Après le match, "Big Mac" laisse tomber sa modestie de façade. "Jimbo" l'a de nouveau royalement ignoré dans les vestiaires. Le match est fini, pas la rivalité entre les deux Américains, qui va s'éterniser sur plusieurs décennies. Plein de morgue, "Big Mac" rétorque à un journaliste qui le félicite d'avoir fait bonne figure face à Connors : "Je n'étais pas venu pour faire bonne figure, j'étais venu pour gagner !" Ce que confirmera dans le journal de la fac son amie Mary Carillo, avec qui il a gagné Roland-Garros en double mixte chez les juniors quelques semaines plus tôt : "Quand on avait 10 ans, moi je jouais au tennis, lui, il allait à la guerre."

"Je n'ai probablement jamais était aussi heureux qu'en 1977 quand tout était encore nouveau", soupirera John McEnroe interviewé par Sports on Earth.
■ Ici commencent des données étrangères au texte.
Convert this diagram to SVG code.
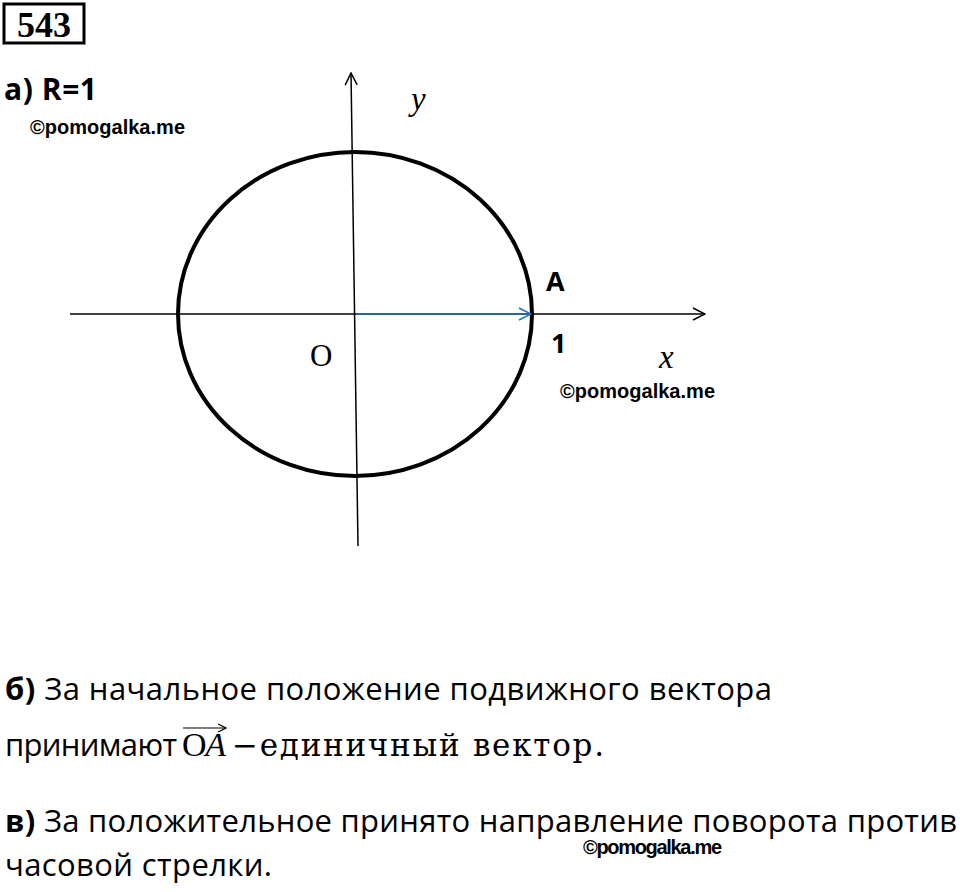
<svg xmlns="http://www.w3.org/2000/svg" width="960" height="892" viewBox="0 0 960 892">
<style>
.ax{stroke:#000;stroke-width:1.5;fill:none}
.wm{font-family:"Liberation Sans",Arial,sans-serif;font-weight:bold;font-size:20px;fill:#000}
.t{font-family:"Open Sans","Noto Sans",sans-serif;font-size:31px;fill:#000}
.s{font-family:"Liberation Serif","DejaVu Serif",serif;fill:#000}
.ds{font-family:"DejaVu Serif","Liberation Serif",serif;fill:#000}
.b{font-family:"Open Sans","Noto Sans",sans-serif;font-weight:bold;fill:#000}
</style>
<defs>
<marker id="ah" markerWidth="14" markerHeight="14" refX="13" refY="7" orient="auto" markerUnits="userSpaceOnUse"><path d="M1,1 L13,7 L1,13" fill="none" stroke="#000" stroke-width="1.5"/></marker>
<marker id="ahb" markerWidth="14" markerHeight="14" refX="13" refY="7" orient="auto" markerUnits="userSpaceOnUse"><path d="M1,1 L13,7 L1,13" fill="none" stroke="#1f6fc0" stroke-width="1.5"/></marker>
<marker id="ahs" markerWidth="10" markerHeight="10" refX="9" refY="5" orient="auto" markerUnits="userSpaceOnUse"><path d="M1,1 L9,5 L1,9" fill="none" stroke="#000" stroke-width="1.2"/></marker>
</defs>
<g id="title">
<rect x="4" y="4" width="80" height="39" fill="none" stroke="#000" stroke-width="3"/>
<text x="44" y="37" text-anchor="middle" class="s" font-weight="bold" font-size="36">543</text>
</g>
<text x="4" y="100" class="b" font-size="30" textLength="93">а) R=1</text>
<text x="30" y="134" class="wm" textLength="155">©pomogalka.me</text>
<g id="circle"><ellipse cx="355" cy="314" rx="177" ry="162" fill="none" stroke="#000" stroke-width="4"/></g>
<g id="connectors">
<line x1="70" y1="314" x2="705" y2="314" class="ax" marker-end="url(#ah)"/>
<line x1="358" y1="546" x2="351" y2="73" class="ax" marker-end="url(#ah)"/>
<line x1="356" y1="314" x2="531" y2="314" stroke="#1f6fc0" stroke-width="1.5" marker-end="url(#ahb)"/>
</g>
<text x="411" y="110" class="s" font-style="italic" font-size="33">y</text>
<text x="310" y="366" class="s" font-size="31">O</text>
<text x="546" y="291" class="b" font-size="27">A</text>
<text x="551" y="353" class="b" font-size="27">1</text>
<text x="659" y="368" class="s" font-style="italic" font-size="33">x</text>
<text x="560" y="398" class="wm" textLength="155">©pomogalka.me</text>
<text x="5" y="700" class="t" textLength="767"><tspan font-weight="bold">б)</tspan> За начальное положение подвижного вектора</text>
<text x="5" y="756" class="t" textLength="172">принимают</text>
<text x="182" y="756" class="s" font-size="34" textLength="44">O<tspan font-style="italic">A</tspan></text>
<line x1="183" y1="728" x2="226" y2="728" stroke="#000" stroke-width="1.2" marker-end="url(#ahs)"/>
<text x="232" y="756" class="ds" font-size="31" textLength="372">−единичный вектор.</text>
<text x="5" y="832" class="t" textLength="952"><tspan font-weight="bold">в)</tspan> За положительное принято направление поворота против</text>
<text x="583" y="854" class="wm" font-size="18" textLength="139">©pomogalka.me</text>
<text x="5" y="876" class="t" textLength="267">часовой стрелки.</text>
</svg>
Encore amateur, il n'a pas le droit de toucher le chèque qui lui était dû pour son bon parcours. Pas encore majeur dans son pays, c'est son père qui encaissera ses premiers gains... pour un montant total de 120 000 dollars. Contrairement à ce qu'il attendait, son classement de 21e mondial ne fait pas oublier son physique de crevette auprès de la gent féminine. Celui qui a repris le chemin de la fac préfère voir le bon côté des choses : "90% des Californiennes sont jolies, les 10% restant font Stanford", lance-t-il à Sports Illustrated dans un grand éclat de rire.